Two years ago, I went to more missionary farewells than I'd ever imagined could happen and said more goodbyes than I thought my heart could handle.
I spent a lot of time asking myself what on earth I was going to do when everyone was gone, daydreaming about homecomings and reunions, and somewhere in the "see ya laters" and Dear Elders I forgot to wonder what was going to happen in that happy time in between--the time some people call "the best two years."
I never saw myself serving a mission--and I still don't. But that doesn't mean I haven't grown and changed and learned exactly what I needed to when my old friends were out serving.
When everybody first left, I was a mess. I'd gone to jr. high and high school with the same crowd, and my first semester of college had been a whole lot like what my life was in Kaysville, just moved an hour north. We all lived in the same building, attended the same ward, and went home the same weekends.
Then everybody left. And I spent a lot of time trying to figure out what on earth I was going to do with myself [read, throwing tantrums about having no friends and crying. A LOT.]
It took a lot for me to realize that all the letters and tears in the world weren't going to make time go any faster, and it was up to me to figure things out now.
There was one night in particular that changed things for me--it was the summer after my freshman year, and I had just moved into a house with 12 people I didn't know. Lauren and Marley, the two I did know, were at home in Layton, and my mom had just left after helping me move in. I had to work that night at 9, but it was 6 o'clock and I was lonely, getting anxious, and feeling more alone than I ever had in my life.
So I took a little drive up to my favorite lookout in Logan and put a whole lot of time into wondering what in the heck I was going to do.
And as I sat there feeling really sorry about myself, lonely, and longing for a hand to hold that could only be found 1,500 miles away, the saying that "life begins at the end of your comfort zone" would not leave my head.
I've never been a huge fan of change, because change usually means goodbyes and if there is one thing on this planet I hate more than spiders, that would be saying "goodbye."
The thought of stepping out of my comfort zone enough to change my attitude at that moment made my heart stop, my stomach tie in knots, and my eyes fill up with tears.
My insides were spinning, but all I could hear were the words to a primary song playing in my head.

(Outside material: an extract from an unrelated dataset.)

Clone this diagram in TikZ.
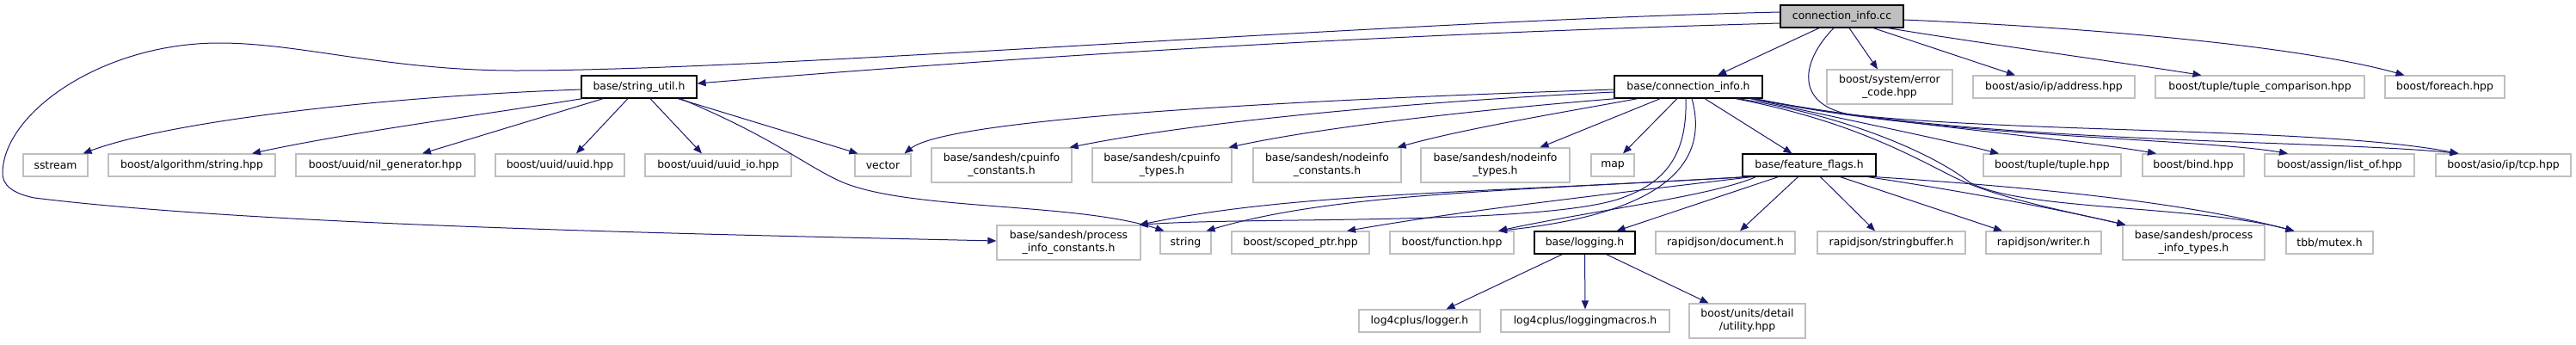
\documentclass[tikz,border=0pt]{standalone}
\usepackage{fontspec}
\setmainfont{DejaVu Sans}
\usetikzlibrary{arrows.meta}
\definecolor{edgecol}{HTML}{191970}
\definecolor{extgray}{HTML}{BFBFBF}
\definecolor{ccfill}{HTML}{BFBFBF}
\begin{document}
\begin{tikzpicture}[x=1pt,y=-1pt,font=\fontsize{12.4}{15}\selectfont,
  box/.style={draw=extgray,line width=1.2pt,fill=white,inner sep=0pt,align=center,text=black},
  own/.style={box,draw=black},
  root/.style={box,draw=black,fill=ccfill},
  one/.style={minimum height=26pt},
  two/.style={minimum height=40pt},
  dep/.style={draw=edgecol,line width=1pt,-{Triangle[length=10pt,width=8pt]}}]
\useasboundingbox (0,0) rectangle (2995,400);
% rank 0
\node[root,one,minimum width=143pt] (cc) at (2141.5,19) {connection\_info.cc};
% rank 1
\node[own,one,minimum width=134pt] (su) at (743,101) {base/string\_util.h};
\node[own,one,minimum width=172pt] (ci) at (1963,101) {base/connection\_info.h};
\node[box,two,minimum width=146pt] (ec) at (2197,101) {boost/system/error\\\_code.hpp};
\node[box,one,minimum width=188pt] (addr) at (2388,101) {boost/asio/ip/address.hpp};
\node[box,one,minimum width=243pt] (tc) at (2627.5,101) {boost/tuple/tuple\_comparison.hpp};
\node[box,one,minimum width=139pt] (fe) at (2842.5,101) {boost/foreach.hpp};
% rank 2
\node[box,one,minimum width=75pt] (ss) at (64.5,192) {sstream};
\node[box,one,minimum width=194pt] (alg) at (223,192) {boost/algorithm/string.hpp};
\node[box,one,minimum width=208pt] (nil) at (448,192) {boost/uuid/nil\_generator.hpp};
\node[box,one,minimum width=150pt] (uuid) at (651,192) {boost/uuid/uuid.hpp};
\node[box,one,minimum width=170pt] (uio) at (835,192) {boost/uuid/uuid\_io.hpp};
\node[box,one,minimum width=65pt] (vec) at (1026.5,192) {vector};
\node[box,two,minimum width=163pt] (cic) at (1164.5,192) {base/sandesh/cpuinfo\\\_constants.h};
\node[box,two,minimum width=162pt] (cit) at (1351,192) {base/sandesh/cpuinfo\\\_types.h};
\node[box,two,minimum width=172pt] (nic) at (1543,192) {base/sandesh/nodeinfo\\\_constants.h};
\node[box,two,minimum width=173pt] (nit) at (1738.5,192) {base/sandesh/nodeinfo\\\_types.h};
\node[box,one,minimum width=50pt] (map) at (1875,192) {map};
\node[own,one,minimum width=155pt] (ff) at (2103.5,192) {base/feature\_flags.h};
\node[box,one,minimum width=160pt] (tup) at (2386,192) {boost/tuple/tuple.hpp};
\node[box,one,minimum width=118pt] (bind) at (2550,192) {boost/bind.hpp};
\node[box,one,minimum width=174pt] (lo) at (2720,192) {boost/assign/list\_of.hpp};
\node[box,one,minimum width=157pt] (tcp) at (2910.5,192) {boost/asio/ip/tcp.hpp};
% rank 3
\node[box,two,minimum width=167pt] (pic) at (1242.5,282) {base/sandesh/process\\\_info\_constants.h};
\node[box,one,minimum width=59pt] (str) at (1378.5,282) {string};
\node[box,one,minimum width=160pt] (sp) at (1512,282) {boost/scoped\_ptr.hpp};
\node[box,one,minimum width=144pt] (fn) at (1688,282) {boost/function.hpp};
\node[own,one,minimum width=117pt] (log) at (1842.5,282) {base/logging.h};
\node[box,one,minimum width=162pt] (doc) at (2006,282) {rapidjson/document.h};
\node[box,one,minimum width=172pt] (sb) at (2199,282) {rapidjson/stringbuffer.h};
\node[box,one,minimum width=134pt] (wr) at (2376,282) {rapidjson/writer.h};
\node[box,two,minimum width=165pt] (pit) at (2550.5,282) {base/sandesh/process\\\_info\_types.h};
\node[box,one,minimum width=101pt] (tbb) at (2708.5,282) {tbb/mutex.h};
% rank 4
\node[box,one,minimum width=141pt] (lg) at (1650.5,373) {log4cplus/logger.h};
\node[box,one,minimum width=196pt] (lm) at (1843,373) {log4cplus/loggingmacros.h};
\node[box,two,minimum width=135pt] (ut) at (2031.5,373) {boost/units/detail\\/utility.hpp};

% edges from connection_info.cc
\draw[dep] ([yshift=-8pt]cc.west) .. controls (1600,40) and (1200,65) .. ([yshift=4pt]su.east);
\draw[dep] ([yshift=5pt]cc.west) .. controls (1600,25) and (900,82) .. (600,82)
  .. controls (450,82) and (350,50) .. (255,50)
  .. controls (120,50) and (5,130) .. (3,200)
  .. controls (2,215) and (15,225) .. (40,230)
  .. controls (300,262) and (800,272) .. ([yshift=2pt]pic.west);
\draw[dep] ([xshift=-26.5pt]cc.south) -- ([xshift=34pt]ci.north);
\draw[dep] ([xshift=8.5pt]cc.south) -- ([xshift=-14pt]ec.north);
\draw[dep] ([xshift=36.5pt]cc.south) -- ([xshift=-45pt]addr.north);
\draw[dep] ([xshift=53.5pt]cc.south) .. controls (2300,50) and (2450,70) .. ([xshift=-68pt]tc.north);
\draw[dep] ([yshift=-4pt]cc.east) .. controls (2450,33) and (2680,55) .. ([xshift=-47pt]fe.north);
\draw[dep] ([xshift=-9.5pt]cc.south) .. controls (2095,70) and (2085,120) .. (2150,133)
  .. controls (2350,155) and (2700,148) .. ([xshift=-52pt]tcp.north);

% edges from base/connection_info.h
\draw[dep] ([yshift=-3pt]ci.west) .. controls (1450,118) and (1100,140) .. ([xshift=25pt]vec.north);
\draw[dep] ([yshift=-6pt]ci.west) .. controls (1650,118) and (1400,140) .. ([xshift=-3pt]cic.north east);
\draw[dep] ([xshift=3pt]ci.south west) .. controls (1750,125) and (1550,145) .. ([xshift=-4pt]cit.north east);
\draw[dep] ([xshift=28pt]ci.south west) .. controls (1820,130) and (1700,150) .. ([xshift=-5pt]nic.north east);
\draw[dep] ([xshift=54pt]ci.south west) -- ([xshift=52pt]nit.north);
\draw[dep] ([xshift=-13pt]ci.south) -- ([xshift=12pt]map.north);
\draw[dep] ([xshift=19pt]ci.south) -- ([xshift=-20pt]ff.north);
\draw[dep] ([xshift=4pt]ci.south) .. controls (1988,190) and (1935,248) .. ([xshift=54pt]fn.north);
\draw[dep] ([xshift=-3pt]ci.south) .. controls (1962,185) and (1932,215) .. (1880,232)
  .. controls (1780,262) and (1450,252) .. ([xshift=-2pt]pic.north east);
\draw[dep] ([xshift=-15pt]ci.south east) .. controls (2150,140) and (2250,160) .. ([xshift=-62pt]tup.north);
\draw[dep] ([xshift=-13pt]ci.south east) .. controls (2200,145) and (2400,160) .. ([xshift=-43pt]bind.north);
\draw[dep] ([xshift=-11pt]ci.south east) .. controls (2250,160) and (2550,160) .. ([xshift=-60pt]lo.north);
\draw[dep] ([xshift=-9pt]ci.south east) .. controls (2300,168) and (2700,162) .. ([xshift=-52pt]tcp.north);
\draw[dep] ([xshift=-32pt]ci.south east) .. controls (2150,140) and (2220,180) .. (2270,205)
  .. controls (2320,230) and (2400,245) .. ([xshift=4pt]pit.north west);
\draw[dep] ([xshift=-29pt]ci.south east) .. controls (2150,135) and (2250,180) .. (2290,212)
  .. controls (2350,245) and (2550,238) .. ([xshift=10pt]tbb.north west);

% edges from base/feature_flags.h
\draw[dep] ([xshift=4pt]ff.south west) .. controls (1700,225) and (1500,225) .. ([xshift=-2pt]pic.north east);
\draw[dep] ([xshift=7pt]ff.south west) .. controls (1750,222) and (1550,225) .. ([xshift=24pt]str.north);
\draw[dep] ([xshift=11pt]ff.south west) .. controls (1850,228) and (1700,245) .. ([xshift=54pt]sp.north);
\draw[dep] ([xshift=16pt]ff.south west) .. controls (1990,228) and (1850,245) .. ([xshift=54pt]fn.north);
\draw[dep] ([xshift=-36pt]ff.south) -- ([xshift=37pt]log.north);
\draw[dep] ([xshift=-13pt]ff.south) -- ([xshift=17pt]doc.north);
\draw[dep] ([xshift=13pt]ff.south) -- ([xshift=-19pt]sb.north);
\draw[dep] ([xshift=36pt]ff.south) -- ([xshift=-48pt]wr.north);
\draw[dep] ([xshift=-10pt]ff.south east) .. controls (2300,225) and (2400,245) .. ([xshift=4pt]pit.north west);
\draw[dep] ([xshift=-2pt]ff.south east) .. controls (2400,220) and (2550,238) .. ([xshift=10pt]tbb.north west);

% edges from base/string_util.h
\draw[dep] ([yshift=-3pt]su.west) .. controls (450,112) and (200,140) .. ([xshift=32pt]ss.north);
\draw[dep] ([xshift=2pt]su.south west) .. controls (550,135) and (400,155) .. ([xshift=70pt]alg.north);
\draw[dep] ([xshift=26pt]su.south west) -- ([xshift=43pt]nil.north);
\draw[dep] ([xshift=-13pt]su.south) -- ([xshift=19pt]uuid.north);
\draw[dep] ([xshift=13pt]su.south) -- ([xshift=-19pt]uio.north);
\draw[dep] ([xshift=45pt]su.south) -- ([xshift=4pt]vec.north west);
\draw[dep] ([xshift=48pt]su.south) .. controls (900,160) and (940,195) .. (980,212)
  .. controls (1060,245) and (1250,235) .. ([xshift=-25pt]str.north);

% edges from base/logging.h
\draw[dep] ([xshift=-26pt]log.south) -- ([xshift=31pt]lg.north);
\draw[dep] (log.south) -- (lm.north);
\draw[dep] ([xshift=25pt]log.south) -- ([xshift=-45pt]ut.north);
\end{tikzpicture}
\end{document}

"Pray, he is there. Speak, he is listening."
I said a quick [humble and whispered] prayer asking for help, and as I sat there thinking some more I became more and more excited for what was in store.
Here I was, in a city I loved, without the people that had made it home. So now it was up to me to make it my own, and I'd been given the most perfect opportunities to do so.
If you ever want to see where you stand with your Heavenly Father, do something completely out of your comfort zone and watch the ways that He influences your life.
The summer went on and I began to appreciate everything that was going on. I was working two jobs, on my feet from early in the morning until way too late at night; but I was meeting dozens of new people. And as I fell into a routine, I made friends that filled where everyone had left. The girls on the A-Team with me became some of my best friends, and Marley introduced me to a house full of boys, and well, the rest is history.
Those old friends are coming home now, and I like to say "my world's are colliding," which in a way is exactly what's happening. I've found my own footing, and I'm about to let a couple dozen new feet explore for a little while and that makes me all sorts of stressed and excited.
A lot has changed since I started saying my goodbyes, and as I'm telling those same people "welcome home," I'm noticing changes in myself too. As many times as people tell you, "people change" or "things change," remember that you change too--and change isn't always a bad thing.
In ten years, if we were the people we are today, not a single one of us would be happy--so why would we want to be the same person we were two years ago or even a few months ago? That doesn't make sense, does it?
So no, I didn't serve a mission. But I know that I've learned exactly what I needed to these last two years.
I learned to stand on my own two feet; and when I couldn't do that, I turned to my Heavenly Father before anybody else, and I think that's the most important lesson I've ever learned.
And to be completely honest, I've had the best two years of my life.